▸ INFORMATION SHOWN:
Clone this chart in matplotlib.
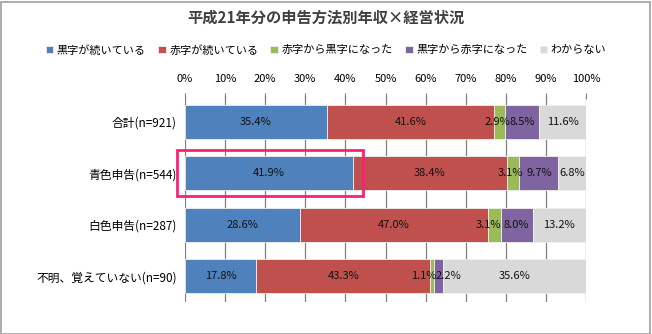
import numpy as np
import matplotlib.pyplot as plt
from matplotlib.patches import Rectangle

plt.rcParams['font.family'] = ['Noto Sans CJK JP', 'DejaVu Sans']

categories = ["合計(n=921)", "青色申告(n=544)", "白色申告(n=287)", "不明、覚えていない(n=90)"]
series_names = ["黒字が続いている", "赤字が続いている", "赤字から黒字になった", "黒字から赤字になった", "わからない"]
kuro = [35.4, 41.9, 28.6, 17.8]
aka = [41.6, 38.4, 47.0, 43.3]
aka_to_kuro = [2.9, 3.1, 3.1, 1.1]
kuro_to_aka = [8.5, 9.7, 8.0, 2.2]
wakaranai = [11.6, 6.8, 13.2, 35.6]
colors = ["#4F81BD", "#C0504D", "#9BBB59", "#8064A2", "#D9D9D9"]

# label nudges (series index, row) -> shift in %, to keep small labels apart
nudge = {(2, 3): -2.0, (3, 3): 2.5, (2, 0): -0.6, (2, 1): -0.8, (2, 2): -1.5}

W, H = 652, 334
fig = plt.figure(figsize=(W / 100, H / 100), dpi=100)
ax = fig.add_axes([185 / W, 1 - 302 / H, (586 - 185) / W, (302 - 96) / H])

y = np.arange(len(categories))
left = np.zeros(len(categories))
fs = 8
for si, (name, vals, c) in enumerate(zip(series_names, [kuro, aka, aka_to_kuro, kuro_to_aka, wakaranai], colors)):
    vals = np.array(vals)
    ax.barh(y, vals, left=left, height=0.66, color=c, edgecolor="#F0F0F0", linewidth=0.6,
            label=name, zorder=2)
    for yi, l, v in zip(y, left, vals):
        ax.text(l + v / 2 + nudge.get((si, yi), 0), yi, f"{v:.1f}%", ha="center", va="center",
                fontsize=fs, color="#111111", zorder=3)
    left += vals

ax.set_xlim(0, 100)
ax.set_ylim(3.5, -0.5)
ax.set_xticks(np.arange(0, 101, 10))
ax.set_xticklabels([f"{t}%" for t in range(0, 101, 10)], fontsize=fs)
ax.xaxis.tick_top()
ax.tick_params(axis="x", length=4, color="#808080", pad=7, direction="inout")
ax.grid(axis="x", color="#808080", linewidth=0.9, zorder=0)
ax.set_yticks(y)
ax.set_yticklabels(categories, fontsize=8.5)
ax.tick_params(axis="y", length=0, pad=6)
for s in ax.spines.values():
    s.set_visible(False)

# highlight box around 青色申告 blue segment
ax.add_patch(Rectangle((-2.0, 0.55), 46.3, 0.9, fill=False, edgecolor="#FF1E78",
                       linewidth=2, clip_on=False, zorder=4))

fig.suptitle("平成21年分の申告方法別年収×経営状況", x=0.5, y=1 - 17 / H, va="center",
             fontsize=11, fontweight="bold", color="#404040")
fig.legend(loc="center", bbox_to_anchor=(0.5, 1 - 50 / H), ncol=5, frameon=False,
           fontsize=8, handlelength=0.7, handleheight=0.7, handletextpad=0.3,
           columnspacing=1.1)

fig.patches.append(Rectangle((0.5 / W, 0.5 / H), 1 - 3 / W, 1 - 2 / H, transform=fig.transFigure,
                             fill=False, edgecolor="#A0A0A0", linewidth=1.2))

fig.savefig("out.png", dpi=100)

▸ AIM:
Up to and including the line with "ax = fig.add_axes([185", copy the data above from its first line. Skip pictures.

▸ TASK RESPONSE:
Clone this chart in matplotlib.
import numpy as np
import matplotlib.pyplot as plt
from matplotlib.patches import Rectangle

plt.rcParams['font.family'] = ['Noto Sans CJK JP', 'DejaVu Sans']

categories = ["合計(n=921)", "青色申告(n=544)", "白色申告(n=287)", "不明、覚えていない(n=90)"]
series_names = ["黒字が続いている", "赤字が続いている", "赤字から黒字になった", "黒字から赤字になった", "わからない"]
kuro = [35.4, 41.9, 28.6, 17.8]
aka = [41.6, 38.4, 47.0, 43.3]
aka_to_kuro = [2.9, 3.1, 3.1, 1.1]
kuro_to_aka = [8.5, 9.7, 8.0, 2.2]
wakaranai = [11.6, 6.8, 13.2, 35.6]
colors = ["#4F81BD", "#C0504D", "#9BBB59", "#8064A2", "#D9D9D9"]

# label nudges (series index, row) -> shift in %, to keep small labels apart
nudge = {(2, 3): -2.0, (3, 3): 2.5, (2, 0): -0.6, (2, 1): -0.8, (2, 2): -1.5}

W, H = 652, 334
fig = plt.figure(figsize=(W / 100, H / 100), dpi=100)
ax = fig.add_axes([185 / W, 1 - 302 / H, (586 - 185) / W, (302 - 96) / H])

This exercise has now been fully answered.